Where you update is as important (or more so) then when you update.  Meaning, keep your impulses in check when you log-in at the coffee shop or Mcds and see the 3.3 is available Please Update now.  Don’t do it from a public wifi connection that is often slow and probably not the most secure.

Ordinarily, I wouldn’t even mention this except for yesterday when I was approached by a lady wanting to know how to login at Mcds.  I showed her the connection routine and a little later noticed she was reconciling her checkbook online. (A Simpson moment if I’ve ever seen one).

Wait wait wait . . . for it

I’ll be upgrading a few sites today and if the test sites go well the lab will follow.  I’ll post when the lab is running 3.3 and everything is looking good.

I’ve been getting rid of some old plugins here that are no longer being supported but still have 38 active.  Including some using jQuery which is one of the things being effected by the new version.
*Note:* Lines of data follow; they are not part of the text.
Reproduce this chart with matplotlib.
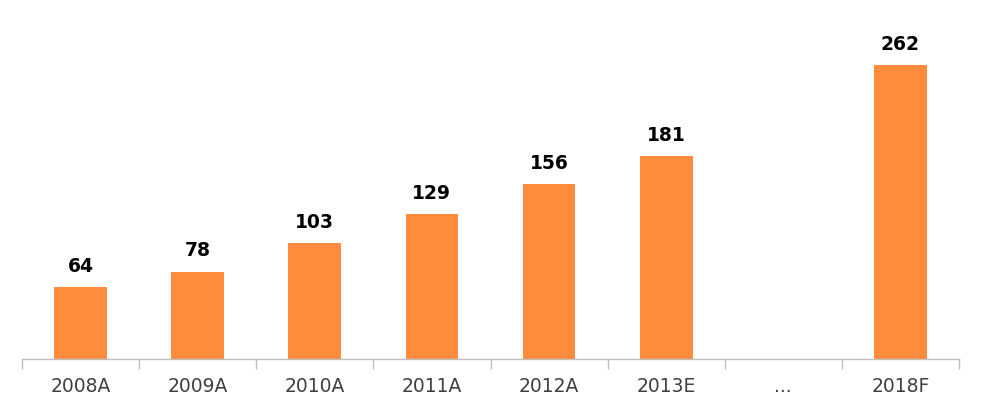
import matplotlib
matplotlib.use("Agg")
import matplotlib.pyplot as plt

categories = ["2008A", "2009A", "2010A", "2011A", "2012A", "2013E", "...", "2018F"]
values = [64, 78, 103, 129, 156, 181, None, 262]

bar_color = "#FF8B3D"

fig = plt.figure(figsize=(9.83, 4.14), dpi=100)
ax = fig.add_axes([22 / 983, 54 / 414, 937 / 983, 360 / 414])

xs = list(range(len(categories)))
for x, v in zip(xs, values):
    if v is None:
        continue
    ax.bar(x, v, width=0.45, color=bar_color, zorder=2)
    ax.text(x, v + 11, str(v), ha="center", va="bottom",
            fontsize=13.5, fontweight="bold", color="black")

ax.set_xlim(-0.5, len(categories) - 0.5)
ax.set_ylim(0, 321)

# category labels centred, tick marks between categories
ax.set_xticks(xs)
ax.set_xticklabels(categories, fontsize=13.5, color="#404040")
ax.tick_params(axis="x", which="major", length=0, pad=12)
ax.set_xticks([x - 0.5 for x in xs] + [len(xs) - 0.5], minor=True)
ax.tick_params(axis="x", which="minor", length=7, width=1, color="#BFBFBF")

ax.set_yticks([])
for side in ["top", "right", "left"]:
    ax.spines[side].set_visible(False)
ax.spines["bottom"].set_color("#BFBFBF")
ax.spines["bottom"].set_linewidth(1)

fig.savefig("out.png", dpi=100)
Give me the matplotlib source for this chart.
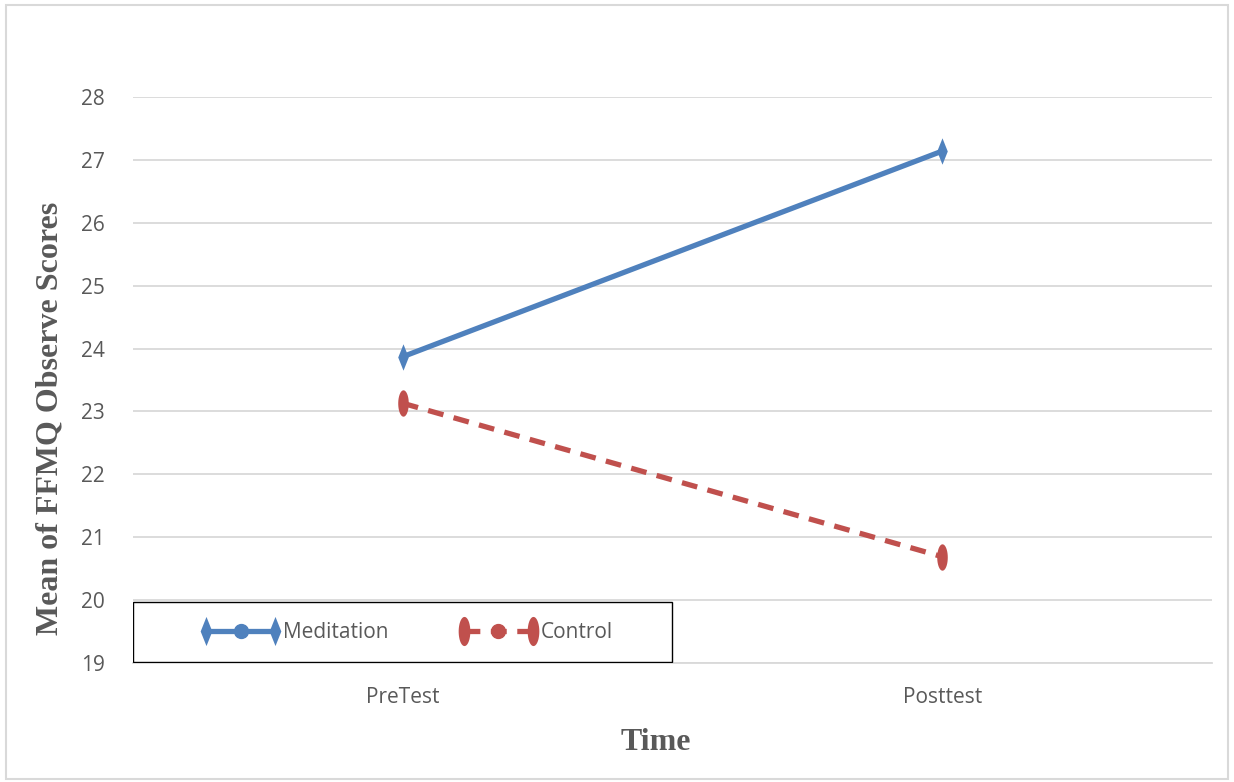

The Tucson site uses a lot of different plugins which I’ll also update, (with great caution) so if all is well on the two sites.  I’ll get back to you on the “total” experience.


Finally, I’d wait a week.  You won’t be on the cutting edge using the newest features right away, but you won’t be on the bleeding edge trying to recover from a bug that was missed till in the general population.